• **DESCRIPTION OF THE TASK**:
Give back an exact copy of the lines from the start of the material through the line bearing "const dTicks = [4,5,6,7,8];". Include both ends and nothing else.
((
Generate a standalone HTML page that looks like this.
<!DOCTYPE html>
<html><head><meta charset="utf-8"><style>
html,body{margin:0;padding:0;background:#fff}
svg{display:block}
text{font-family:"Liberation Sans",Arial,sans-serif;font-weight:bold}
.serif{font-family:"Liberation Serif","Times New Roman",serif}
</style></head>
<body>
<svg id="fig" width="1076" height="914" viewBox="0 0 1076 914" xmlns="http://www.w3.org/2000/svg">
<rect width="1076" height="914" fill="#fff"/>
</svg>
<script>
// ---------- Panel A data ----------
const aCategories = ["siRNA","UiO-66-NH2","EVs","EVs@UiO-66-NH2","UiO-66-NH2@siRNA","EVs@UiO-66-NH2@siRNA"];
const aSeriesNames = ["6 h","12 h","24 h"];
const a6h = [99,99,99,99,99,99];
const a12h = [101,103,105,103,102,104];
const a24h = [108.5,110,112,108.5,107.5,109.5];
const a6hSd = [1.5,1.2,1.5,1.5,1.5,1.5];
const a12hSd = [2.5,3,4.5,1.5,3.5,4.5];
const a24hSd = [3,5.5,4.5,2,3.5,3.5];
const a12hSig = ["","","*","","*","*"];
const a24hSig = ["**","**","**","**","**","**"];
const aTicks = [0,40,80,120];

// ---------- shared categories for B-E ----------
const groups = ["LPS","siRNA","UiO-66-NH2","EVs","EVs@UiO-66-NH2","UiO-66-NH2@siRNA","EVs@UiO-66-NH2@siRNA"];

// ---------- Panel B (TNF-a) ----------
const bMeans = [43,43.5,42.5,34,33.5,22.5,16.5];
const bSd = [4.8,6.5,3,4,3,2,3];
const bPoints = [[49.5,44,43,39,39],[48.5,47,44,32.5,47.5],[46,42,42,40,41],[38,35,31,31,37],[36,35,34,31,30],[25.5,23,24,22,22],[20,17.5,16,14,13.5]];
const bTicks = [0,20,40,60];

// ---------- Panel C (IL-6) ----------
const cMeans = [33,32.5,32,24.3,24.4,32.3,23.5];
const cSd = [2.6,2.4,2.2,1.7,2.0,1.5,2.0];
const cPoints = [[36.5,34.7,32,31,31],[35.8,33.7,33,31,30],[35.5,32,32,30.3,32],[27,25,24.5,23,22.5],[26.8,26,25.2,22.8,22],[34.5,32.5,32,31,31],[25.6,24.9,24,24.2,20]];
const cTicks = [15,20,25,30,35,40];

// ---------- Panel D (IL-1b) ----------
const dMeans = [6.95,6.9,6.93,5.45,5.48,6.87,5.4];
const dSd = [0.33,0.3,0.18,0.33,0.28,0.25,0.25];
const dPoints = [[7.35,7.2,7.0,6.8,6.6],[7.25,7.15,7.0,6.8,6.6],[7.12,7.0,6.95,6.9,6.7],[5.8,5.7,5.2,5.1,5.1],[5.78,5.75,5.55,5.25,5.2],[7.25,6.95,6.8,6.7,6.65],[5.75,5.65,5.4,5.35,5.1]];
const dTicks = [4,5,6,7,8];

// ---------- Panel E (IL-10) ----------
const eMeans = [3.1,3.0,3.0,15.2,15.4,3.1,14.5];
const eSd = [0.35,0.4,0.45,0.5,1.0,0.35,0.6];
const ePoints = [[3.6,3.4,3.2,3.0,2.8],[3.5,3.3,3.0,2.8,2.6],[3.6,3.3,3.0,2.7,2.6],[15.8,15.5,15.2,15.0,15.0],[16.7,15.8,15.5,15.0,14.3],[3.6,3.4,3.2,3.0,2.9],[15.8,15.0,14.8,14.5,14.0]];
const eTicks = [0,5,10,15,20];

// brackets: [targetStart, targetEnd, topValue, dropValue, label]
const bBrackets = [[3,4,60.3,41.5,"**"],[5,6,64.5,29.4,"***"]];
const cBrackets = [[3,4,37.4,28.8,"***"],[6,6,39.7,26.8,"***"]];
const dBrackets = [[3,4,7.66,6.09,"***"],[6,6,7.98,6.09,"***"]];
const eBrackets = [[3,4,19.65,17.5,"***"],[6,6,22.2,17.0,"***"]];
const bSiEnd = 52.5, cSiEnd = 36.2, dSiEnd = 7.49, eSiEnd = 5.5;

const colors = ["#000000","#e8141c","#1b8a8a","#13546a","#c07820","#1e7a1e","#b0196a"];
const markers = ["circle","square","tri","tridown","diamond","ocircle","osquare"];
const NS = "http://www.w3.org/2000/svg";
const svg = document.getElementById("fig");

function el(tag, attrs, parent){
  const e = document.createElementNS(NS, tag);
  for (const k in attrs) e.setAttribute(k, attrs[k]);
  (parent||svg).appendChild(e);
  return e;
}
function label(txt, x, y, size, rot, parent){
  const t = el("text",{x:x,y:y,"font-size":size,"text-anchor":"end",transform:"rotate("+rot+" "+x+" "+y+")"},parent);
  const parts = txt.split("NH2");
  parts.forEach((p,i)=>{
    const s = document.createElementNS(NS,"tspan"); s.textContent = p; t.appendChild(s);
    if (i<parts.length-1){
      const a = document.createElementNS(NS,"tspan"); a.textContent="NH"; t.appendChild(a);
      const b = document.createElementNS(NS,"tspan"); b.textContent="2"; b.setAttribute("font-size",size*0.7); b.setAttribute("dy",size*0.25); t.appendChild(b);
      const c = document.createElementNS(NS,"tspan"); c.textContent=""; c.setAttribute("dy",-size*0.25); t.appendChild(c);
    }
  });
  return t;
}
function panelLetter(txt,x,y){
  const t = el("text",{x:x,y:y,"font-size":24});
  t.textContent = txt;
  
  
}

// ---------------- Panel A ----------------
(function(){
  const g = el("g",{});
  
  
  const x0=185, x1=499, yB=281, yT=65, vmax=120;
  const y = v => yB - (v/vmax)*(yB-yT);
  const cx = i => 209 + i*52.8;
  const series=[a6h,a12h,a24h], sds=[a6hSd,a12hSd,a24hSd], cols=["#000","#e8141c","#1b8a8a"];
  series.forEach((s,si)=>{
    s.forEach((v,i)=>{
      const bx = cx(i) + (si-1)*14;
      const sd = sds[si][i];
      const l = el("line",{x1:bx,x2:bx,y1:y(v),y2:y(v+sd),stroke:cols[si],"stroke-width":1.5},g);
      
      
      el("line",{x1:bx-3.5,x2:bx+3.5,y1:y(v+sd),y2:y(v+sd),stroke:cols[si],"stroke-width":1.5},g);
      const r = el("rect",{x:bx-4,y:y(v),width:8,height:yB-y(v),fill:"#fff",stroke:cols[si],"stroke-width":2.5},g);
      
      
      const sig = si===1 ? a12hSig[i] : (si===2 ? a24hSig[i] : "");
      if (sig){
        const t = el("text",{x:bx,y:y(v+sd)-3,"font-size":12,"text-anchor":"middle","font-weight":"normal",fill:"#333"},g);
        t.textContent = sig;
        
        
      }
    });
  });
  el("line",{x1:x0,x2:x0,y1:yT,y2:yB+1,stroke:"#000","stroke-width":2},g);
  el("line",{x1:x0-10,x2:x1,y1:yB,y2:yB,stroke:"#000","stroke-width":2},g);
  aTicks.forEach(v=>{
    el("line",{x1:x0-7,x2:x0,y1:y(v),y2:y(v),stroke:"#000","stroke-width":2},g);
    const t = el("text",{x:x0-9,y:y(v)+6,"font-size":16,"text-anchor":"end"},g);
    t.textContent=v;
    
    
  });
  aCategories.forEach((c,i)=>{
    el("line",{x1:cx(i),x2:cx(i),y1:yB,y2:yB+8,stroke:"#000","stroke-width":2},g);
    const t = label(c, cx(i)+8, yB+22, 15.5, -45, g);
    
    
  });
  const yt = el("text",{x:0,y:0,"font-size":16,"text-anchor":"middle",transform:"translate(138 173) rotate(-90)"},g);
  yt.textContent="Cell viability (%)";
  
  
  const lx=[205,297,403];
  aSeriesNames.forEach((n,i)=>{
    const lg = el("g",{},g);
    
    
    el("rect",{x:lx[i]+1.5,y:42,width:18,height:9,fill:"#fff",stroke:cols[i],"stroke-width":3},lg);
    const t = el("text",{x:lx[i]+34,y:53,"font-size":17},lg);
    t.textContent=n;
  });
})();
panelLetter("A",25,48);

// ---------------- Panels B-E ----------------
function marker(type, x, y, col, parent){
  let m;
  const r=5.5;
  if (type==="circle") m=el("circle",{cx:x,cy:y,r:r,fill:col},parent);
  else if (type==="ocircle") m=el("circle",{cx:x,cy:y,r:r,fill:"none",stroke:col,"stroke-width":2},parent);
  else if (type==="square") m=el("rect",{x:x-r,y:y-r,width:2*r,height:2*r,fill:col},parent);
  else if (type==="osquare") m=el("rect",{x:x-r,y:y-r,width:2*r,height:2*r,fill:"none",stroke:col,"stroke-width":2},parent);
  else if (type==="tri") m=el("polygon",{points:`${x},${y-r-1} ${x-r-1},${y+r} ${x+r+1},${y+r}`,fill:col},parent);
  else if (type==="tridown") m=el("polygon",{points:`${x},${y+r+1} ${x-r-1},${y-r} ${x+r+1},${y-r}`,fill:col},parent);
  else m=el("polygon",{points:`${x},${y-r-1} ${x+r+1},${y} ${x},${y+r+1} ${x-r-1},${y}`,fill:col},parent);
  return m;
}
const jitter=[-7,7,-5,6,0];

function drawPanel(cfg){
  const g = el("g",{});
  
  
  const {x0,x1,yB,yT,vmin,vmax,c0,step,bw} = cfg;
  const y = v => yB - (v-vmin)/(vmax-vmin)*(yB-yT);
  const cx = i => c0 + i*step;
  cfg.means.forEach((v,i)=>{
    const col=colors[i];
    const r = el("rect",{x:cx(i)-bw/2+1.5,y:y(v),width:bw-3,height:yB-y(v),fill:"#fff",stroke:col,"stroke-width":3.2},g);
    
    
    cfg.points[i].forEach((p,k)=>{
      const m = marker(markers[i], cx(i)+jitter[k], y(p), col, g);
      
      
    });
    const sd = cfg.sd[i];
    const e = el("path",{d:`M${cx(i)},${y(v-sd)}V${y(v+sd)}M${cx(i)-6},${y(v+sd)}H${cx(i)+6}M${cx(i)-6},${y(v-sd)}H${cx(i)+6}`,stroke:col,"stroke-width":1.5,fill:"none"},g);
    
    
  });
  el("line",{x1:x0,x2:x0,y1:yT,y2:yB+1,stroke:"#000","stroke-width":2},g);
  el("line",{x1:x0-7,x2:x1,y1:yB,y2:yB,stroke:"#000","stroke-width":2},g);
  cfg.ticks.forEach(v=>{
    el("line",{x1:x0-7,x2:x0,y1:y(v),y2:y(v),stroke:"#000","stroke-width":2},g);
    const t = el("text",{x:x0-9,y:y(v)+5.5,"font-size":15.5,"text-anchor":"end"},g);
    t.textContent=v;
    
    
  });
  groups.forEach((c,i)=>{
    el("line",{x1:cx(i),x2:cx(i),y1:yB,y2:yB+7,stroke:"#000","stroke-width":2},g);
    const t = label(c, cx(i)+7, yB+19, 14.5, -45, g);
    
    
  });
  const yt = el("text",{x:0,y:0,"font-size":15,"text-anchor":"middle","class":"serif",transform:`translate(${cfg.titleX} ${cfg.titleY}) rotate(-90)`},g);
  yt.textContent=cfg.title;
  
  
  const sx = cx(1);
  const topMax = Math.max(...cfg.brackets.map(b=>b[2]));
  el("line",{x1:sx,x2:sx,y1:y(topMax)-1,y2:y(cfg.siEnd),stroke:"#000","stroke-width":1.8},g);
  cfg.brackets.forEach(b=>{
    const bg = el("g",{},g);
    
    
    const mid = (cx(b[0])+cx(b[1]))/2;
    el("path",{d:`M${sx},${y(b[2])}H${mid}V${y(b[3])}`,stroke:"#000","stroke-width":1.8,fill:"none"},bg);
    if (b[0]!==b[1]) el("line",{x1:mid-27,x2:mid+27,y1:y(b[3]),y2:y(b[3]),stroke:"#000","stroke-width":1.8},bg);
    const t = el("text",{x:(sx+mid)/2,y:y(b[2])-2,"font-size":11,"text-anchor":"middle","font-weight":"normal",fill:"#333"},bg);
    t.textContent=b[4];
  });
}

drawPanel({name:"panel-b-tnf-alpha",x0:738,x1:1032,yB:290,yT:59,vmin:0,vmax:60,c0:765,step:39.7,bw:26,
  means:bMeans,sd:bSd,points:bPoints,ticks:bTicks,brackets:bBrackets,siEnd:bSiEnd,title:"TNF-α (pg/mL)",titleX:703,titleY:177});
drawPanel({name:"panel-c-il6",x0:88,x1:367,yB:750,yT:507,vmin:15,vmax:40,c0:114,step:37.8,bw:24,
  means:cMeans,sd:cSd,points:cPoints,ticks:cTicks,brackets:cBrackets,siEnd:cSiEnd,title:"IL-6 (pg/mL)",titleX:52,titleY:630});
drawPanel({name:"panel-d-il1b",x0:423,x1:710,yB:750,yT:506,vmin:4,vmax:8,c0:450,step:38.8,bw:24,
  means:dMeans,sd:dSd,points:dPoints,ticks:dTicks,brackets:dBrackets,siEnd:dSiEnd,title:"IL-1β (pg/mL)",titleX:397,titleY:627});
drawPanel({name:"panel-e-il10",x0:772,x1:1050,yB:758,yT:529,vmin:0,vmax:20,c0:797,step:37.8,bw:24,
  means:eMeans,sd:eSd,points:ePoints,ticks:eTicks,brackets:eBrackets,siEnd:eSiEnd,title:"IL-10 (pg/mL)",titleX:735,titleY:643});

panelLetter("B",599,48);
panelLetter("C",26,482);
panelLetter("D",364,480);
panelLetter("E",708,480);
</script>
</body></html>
))
• **EXERCISE RESPONSE**:
Generate a standalone HTML page that looks like this.
<!DOCTYPE html>
<html><head><meta charset="utf-8"><style>
html,body{margin:0;padding:0;background:#fff}
svg{display:block}
text{font-family:"Liberation Sans",Arial,sans-serif;font-weight:bold}
.serif{font-family:"Liberation Serif","Times New Roman",serif}
</style></head>
<body>
<svg id="fig" width="1076" height="914" viewBox="0 0 1076 914" xmlns="http://www.w3.org/2000/svg">
<rect width="1076" height="914" fill="#fff"/>
</svg>
<script>
// ---------- Panel A data ----------
const aCategories = ["siRNA","UiO-66-NH2","EVs","EVs@UiO-66-NH2","UiO-66-NH2@siRNA","EVs@UiO-66-NH2@siRNA"];
const aSeriesNames = ["6 h","12 h","24 h"];
const a6h = [99,99,99,99,99,99];
const a12h = [101,103,105,103,102,104];
const a24h = [108.5,110,112,108.5,107.5,109.5];
const a6hSd = [1.5,1.2,1.5,1.5,1.5,1.5];
const a12hSd = [2.5,3,4.5,1.5,3.5,4.5];
const a24hSd = [3,5.5,4.5,2,3.5,3.5];
const a12hSig = ["","","*","","*","*"];
const a24hSig = ["**","**","**","**","**","**"];
const aTicks = [0,40,80,120];

// ---------- shared categories for B-E ----------
const groups = ["LPS","siRNA","UiO-66-NH2","EVs","EVs@UiO-66-NH2","UiO-66-NH2@siRNA","EVs@UiO-66-NH2@siRNA"];

// ---------- Panel B (TNF-a) ----------
const bMeans = [43,43.5,42.5,34,33.5,22.5,16.5];
const bSd = [4.8,6.5,3,4,3,2,3];
const bPoints = [[49.5,44,43,39,39],[48.5,47,44,32.5,47.5],[46,42,42,40,41],[38,35,31,31,37],[36,35,34,31,30],[25.5,23,24,22,22],[20,17.5,16,14,13.5]];
const bTicks = [0,20,40,60];

// ---------- Panel C (IL-6) ----------
const cMeans = [33,32.5,32,24.3,24.4,32.3,23.5];
const cSd = [2.6,2.4,2.2,1.7,2.0,1.5,2.0];
const cPoints = [[36.5,34.7,32,31,31],[35.8,33.7,33,31,30],[35.5,32,32,30.3,32],[27,25,24.5,23,22.5],[26.8,26,25.2,22.8,22],[34.5,32.5,32,31,31],[25.6,24.9,24,24.2,20]];
const cTicks = [15,20,25,30,35,40];

// ---------- Panel D (IL-1b) ----------
const dMeans = [6.95,6.9,6.93,5.45,5.48,6.87,5.4];
const dSd = [0.33,0.3,0.18,0.33,0.28,0.25,0.25];
const dPoints = [[7.35,7.2,7.0,6.8,6.6],[7.25,7.15,7.0,6.8,6.6],[7.12,7.0,6.95,6.9,6.7],[5.8,5.7,5.2,5.1,5.1],[5.78,5.75,5.55,5.25,5.2],[7.25,6.95,6.8,6.7,6.65],[5.75,5.65,5.4,5.35,5.1]];
const dTicks = [4,5,6,7,8];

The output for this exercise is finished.